Bank Group Contribution
The project was financed by an International Bank for Reconstruction and Development (IBRD) loan of US$140 million.
Partners
Partnership with the World Customs Organization continued throughout the CDP. The project facilitated the Russian Federation’s entry into the World Trade Organization and a partnership with Finland (on behalf of the EU, as Finland was then the only EU member state sharing a common border with Russia) to modernize Russian customs procedures and administration. A US$0.7 million Bank-administered Trust Fund was established by Finland to support customs modernization.
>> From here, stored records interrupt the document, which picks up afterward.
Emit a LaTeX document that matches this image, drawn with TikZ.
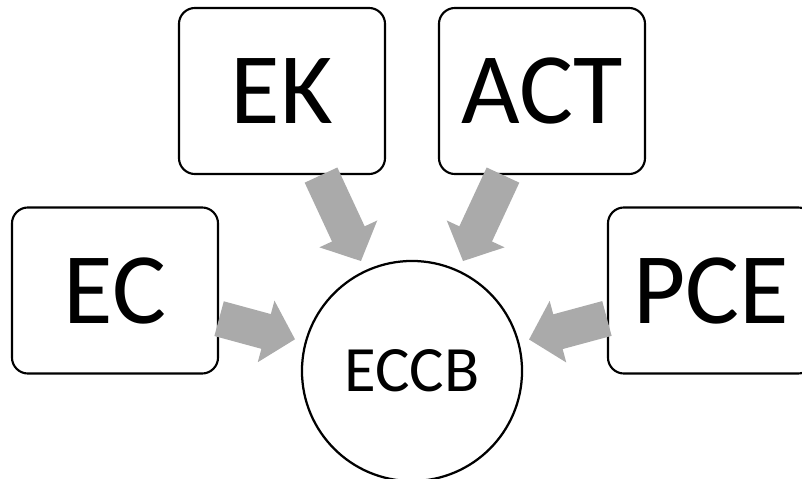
\documentclass[tikz,border=0pt]{standalone}
\usepackage{fontspec}
\setmainfont{Carlito}
\usetikzlibrary{arrows.meta}
\definecolor{arrowgray}{HTML}{AAAAAA}
\tikzset{
  factor/.style={draw, line width=1.5pt, rounded corners=0.4cm, fill=white,
    minimum width=5.15cm, minimum height=4.15cm, font=\fontsize{72}{72}\selectfont},
  hub/.style={draw, line width=1.6pt, circle, inner sep=0pt, fill=white,
    minimum size=5.5cm, font=\fontsize{46}{46}\selectfont},
  flow/.style={draw=arrowgray, line width=0.9cm, shorten >=0.25cm,
    -{Triangle[length=0.75cm, width=1.55cm]}}
}
\begin{document}
\begin{tikzpicture}[x=0.025cm, y=-0.025cm]
\useasboundingbox (0,0) rectangle (802,479);
\node[hub] (eccb) at (412,371){ECCB};
\node[factor] (ek) at (282,91){EK};
\node[factor] (act) at (542,91){ACT};
\node[factor] (ec) at (115,290.5){EC};
\node[factor] (pce) at (711,290.5){PCE};
\draw[flow] (ek) -- (eccb);
\draw[flow] (act) -- (eccb);
\draw[flow] (ec) -- (eccb);
\draw[flow] (pce) -- (eccb);

\end{tikzpicture}
\end{document}
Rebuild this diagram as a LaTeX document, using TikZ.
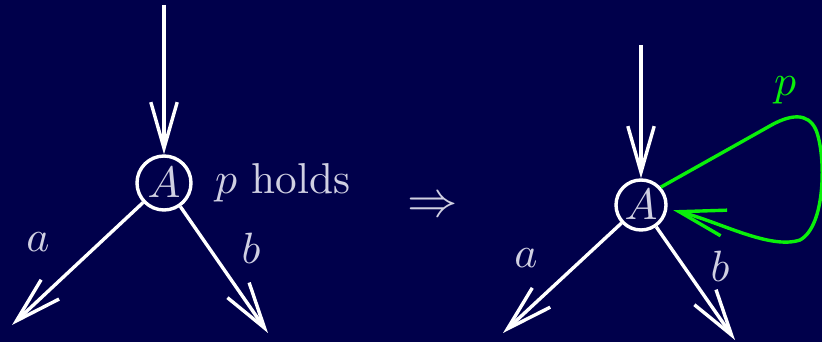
\documentclass[tikz,border=0pt]{standalone}
\usepackage{amsmath}
\usepackage{xcolor}
\usetikzlibrary{arrows.meta}
\definecolor{bgnavy}{RGB}{0,0,75}
\definecolor{labelgray}{RGB}{208,208,226}
\definecolor{loopgreen}{RGB}{10,240,10}
\tikzset{
  edge/.style={white,line width=0.85pt,-{Straight Barb[length=11.5pt,width=6.6pt,line width=0.85pt]}},
  state/.style={circle,draw=white,line width=0.85pt,inner sep=0pt,text=labelgray},
  lbl/.style={text=labelgray}
}
\begin{document}
\begin{tikzpicture}[x=0.25pt,y=-0.25pt,font=\fontsize{10.8}{13}\selectfont]
\fill[bgnavy] (0,0) rectangle (822,342);
\useasboundingbox (0,0) rectangle (822,342);
% left state
\node[state,minimum size=13.5pt] (A1) at (164,183) {$A$};
\coordinate (top1) at (164,5);
\coordinate (aend1) at (12,325);
\coordinate (bend1) at (268,333);
\draw[edge] (top1) -- (A1);
\draw[edge] (A1) -- (aend1);
\draw[edge] (A1) -- (bend1);
\node[lbl] (a1) at (38,242) {$a$};
\node[lbl] (b1) at (251,248) {$b$};
\node[lbl,anchor=west] (holds) at (201,183) {$p$ holds};
\node[lbl,scale=1.15] (impl) at (433,207) {$\Rightarrow$};
% right state
\node[state,minimum size=12.5pt] (A2) at (641,205) {$A$};
\coordinate (top2) at (641,45);
\coordinate (aend2) at (503,333);
\coordinate (bend2) at (735,340);
\draw[edge] (top2) -- (A2);
\draw[edge] (A2) -- (aend2);
\draw[edge] (A2) -- (bend2);
\node[lbl] (a2) at (526,258) {$a$};
\node[lbl] (b2) at (720,266) {$b$};
\draw[edge,loopgreen,shorten >=1.5pt] (A2.42) -- (768,127)
  .. controls (790,114) and (808,112) .. (816,130)
  .. controls (826,155) and (826,226) .. (800,240)
  .. controls (770,250) and (720,222) .. (A2.-8);
\node[text=loopgreen] (p2) at (785,90) {$p$};
\end{tikzpicture}
\end{document}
The World Bank also facilitated partnerships between Russian customs agents and their counterparts in India, South Korea and other countries on risk assessment and IT-enabled services.
Moving Forward
Russia’s customs administration is now integrating legal changes into its operations, including enhancements to project-supported information systems. Project-established institutional capacity gains provide the basis for pursuing long-term strategic goals, including the 2020 Customs Strategy, adopted in 2012, which comprises nine initiatives that build directly on project activities: customs regulations, effective implementation of fiscal functions, customs infrastructure, IT support, law enforcement and anti-corruption, international cooperation, institutional development, human resources, and social development. Project gains are likely to be sustained, and follow-on support to expand IT-enabled services and strengthen integrity is currently being explored by the World Bank and Russian customs teams.
Beneficiaries
Customs clients from Russia and its trading partners have benefited from the CDP, for example, through reduced compliance costs, a lower burden of formal and informal payments, a greater predictability of the application of laws, and fewer inconsistencies between different laws and regulations, all resulting in higher compliance rates. Two stakeholder surveys commissioned by the Federal Customs Service in 2006 and 2009 revealed the positive impact of reforms: in 2009, 61 percent of respondents stated that modernization had simplified procedures, up from 50 percent in 2006.